Before I begin, look at this cover. My three year old son looked at it and asked if the kid sitting down in Harry Potter. Dark hair, round glasses ….. I can see it.
I’ve mentioned before that Betsy Byars sure can write a melancholy kids book. She has a tendency to write kids who just aren’t happy. Not that they’re always in dire situations (though some are in The Pinballs) but the kids in her books are vaguely depressed. The three protagonists in this book, sisters Deanie and Clara, and John D. Jones are slightly happier, kind of, than most other Byars’ protagonists.
Deanie and Clara are spending two weeks at the beach with their father, when he drops a bomb that his girlfriend, Delores (whom the girls have never met) and her son, John D are going to spend the vacation with them. Neither Deanie nor Clara are happy about this news, and they make no promises to be kind to John D or Delores.
John D is just as unhappy. John D is never really happy, actually. Or maybe he is – we never know because he thinks emotions are for weaklings. John D is so much like Sheldon from The Big Bang Theory. In fact, I assume John D is somewhere on the autism spectrum, but this book was published in 1984 when the spectrum wasn’t really a thing yet. John D is writing a book called “You are Smarter Than Your Teachers,” and it’s full of hints about how to get your own way. Including not showing emotion, always keeping a calm voice.

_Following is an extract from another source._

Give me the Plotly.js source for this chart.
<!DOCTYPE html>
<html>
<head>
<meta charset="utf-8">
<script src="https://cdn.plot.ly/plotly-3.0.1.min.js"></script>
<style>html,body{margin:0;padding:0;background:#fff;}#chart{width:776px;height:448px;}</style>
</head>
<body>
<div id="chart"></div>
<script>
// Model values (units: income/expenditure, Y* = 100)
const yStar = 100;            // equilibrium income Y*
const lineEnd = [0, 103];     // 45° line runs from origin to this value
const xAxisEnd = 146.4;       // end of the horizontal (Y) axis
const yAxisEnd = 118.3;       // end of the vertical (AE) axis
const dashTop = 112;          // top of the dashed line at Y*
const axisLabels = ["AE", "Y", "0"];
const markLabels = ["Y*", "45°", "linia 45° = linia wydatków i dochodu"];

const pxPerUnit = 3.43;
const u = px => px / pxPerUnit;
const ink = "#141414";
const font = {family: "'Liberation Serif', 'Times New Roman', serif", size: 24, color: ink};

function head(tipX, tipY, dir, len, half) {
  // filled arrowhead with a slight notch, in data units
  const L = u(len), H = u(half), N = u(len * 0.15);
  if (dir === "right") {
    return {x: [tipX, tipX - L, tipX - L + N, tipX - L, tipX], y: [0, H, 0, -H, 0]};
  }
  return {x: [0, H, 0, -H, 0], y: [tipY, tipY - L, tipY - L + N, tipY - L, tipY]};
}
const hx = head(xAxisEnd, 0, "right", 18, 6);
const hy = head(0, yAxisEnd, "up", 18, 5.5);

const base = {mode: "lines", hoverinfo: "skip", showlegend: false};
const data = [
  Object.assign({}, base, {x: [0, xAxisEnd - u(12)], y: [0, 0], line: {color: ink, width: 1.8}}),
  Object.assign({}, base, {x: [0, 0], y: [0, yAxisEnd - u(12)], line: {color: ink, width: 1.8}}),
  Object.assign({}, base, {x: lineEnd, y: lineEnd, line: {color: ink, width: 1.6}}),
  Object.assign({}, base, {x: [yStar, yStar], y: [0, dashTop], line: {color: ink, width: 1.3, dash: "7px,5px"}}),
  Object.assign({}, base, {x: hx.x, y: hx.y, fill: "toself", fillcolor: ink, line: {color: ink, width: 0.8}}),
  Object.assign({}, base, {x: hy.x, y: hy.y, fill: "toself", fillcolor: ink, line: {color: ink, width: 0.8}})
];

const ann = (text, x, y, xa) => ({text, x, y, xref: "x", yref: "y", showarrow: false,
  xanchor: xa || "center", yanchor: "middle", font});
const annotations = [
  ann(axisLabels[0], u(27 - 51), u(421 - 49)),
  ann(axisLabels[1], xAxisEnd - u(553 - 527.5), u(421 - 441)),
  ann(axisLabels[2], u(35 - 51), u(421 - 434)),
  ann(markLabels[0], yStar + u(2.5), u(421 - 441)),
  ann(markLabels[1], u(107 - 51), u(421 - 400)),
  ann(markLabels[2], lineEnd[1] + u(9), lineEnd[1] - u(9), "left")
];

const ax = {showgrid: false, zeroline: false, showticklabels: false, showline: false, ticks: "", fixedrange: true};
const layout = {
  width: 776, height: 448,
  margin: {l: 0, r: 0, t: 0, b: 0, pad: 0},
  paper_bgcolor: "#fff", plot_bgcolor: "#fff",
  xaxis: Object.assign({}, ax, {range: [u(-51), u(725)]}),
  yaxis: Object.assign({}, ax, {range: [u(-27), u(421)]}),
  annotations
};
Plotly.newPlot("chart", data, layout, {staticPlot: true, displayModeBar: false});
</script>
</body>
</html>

The way he’s described is a little chilling, almost sociopathic.
In the past year, John D had discovered his power over his mother. All he had to do was speak firmly and quietly and he got his way. He was amazed at how simple it was. All those years he had spent…kicking and screaming….His whining alone, he figured had taken up countless hours of his valuable life.
John D had never been bored in his life. This was because he had the constant companionship of the most intelligent, witty, and creative person in the world – himself.
The only person John D cares about ever meeting is his father. Delores is a widow – her husband, John D’s father, was killed in a plane crash a half hour before John D was born. Delores clearly has her hands full.
Deanie and Clara are more typical teenagers. They are sisters who constantly pick on and tease each other. Deanie is older and is popular and is the one doing most of the teasing. Clara is sulky and sarcastic and never gets her own way.
The result of putting three unhappy teenagers together is (predictably) awful. John D and the girls do not get along. Though throughout the book, you see John D have moments of understanding of Clara, which he is quick to dismiss and get back to his usual emotional detachment.
One day, after several miserable days, Clara takes a plastic raft into the ocean. Deanie is on the beach practicing her cheerleading moves, and John D is on the front porch writing his book. Their dad and mom have gone out. Clara falls asleep on the raft and gets pulled out beyond the waves and swells and out to sea.
John D is the first one to notice it, and gets Deanie’s attention. They find a way into town to their parents. The coast guard is contacted and they begin an extensive search – where they end up finding the raft with no Clara on it. The search is called off, and it’s assumed she’s dead.
Clara, however, had been rescued moments earlier by a fishing boat. The boat’s radio had stopped working so no one knew she was rescued until they got back to shore. The boat brings her into the coast guard office, where she has a tearful reunion with her dad and Deanie, and even with Delores. John D manages a smile.
While Clara had been missing, Deanie is upset at how much she’d picked on Clara, but a lot of the focus is on John D and how he’s feeling. Despite himself, John D sort of liked Clara’s sarcastic nature, and he is shocked to find how deeply frightened and upset he is over her disappearance.
She (Clara) was back, safe and unharmed, shaken – and yet somehow she seemed more secure. He, on the other hand, was not. His emotions, new and crude and oversize as the beginning of a carving, made a lump in his chest.
He could have written a chapter about it, he thought. “Ways to Avoid Misery.” And for the first rule be “Don’t care about anybody.” But for some reason, his book no longer seemed important. He doubted he would finish it.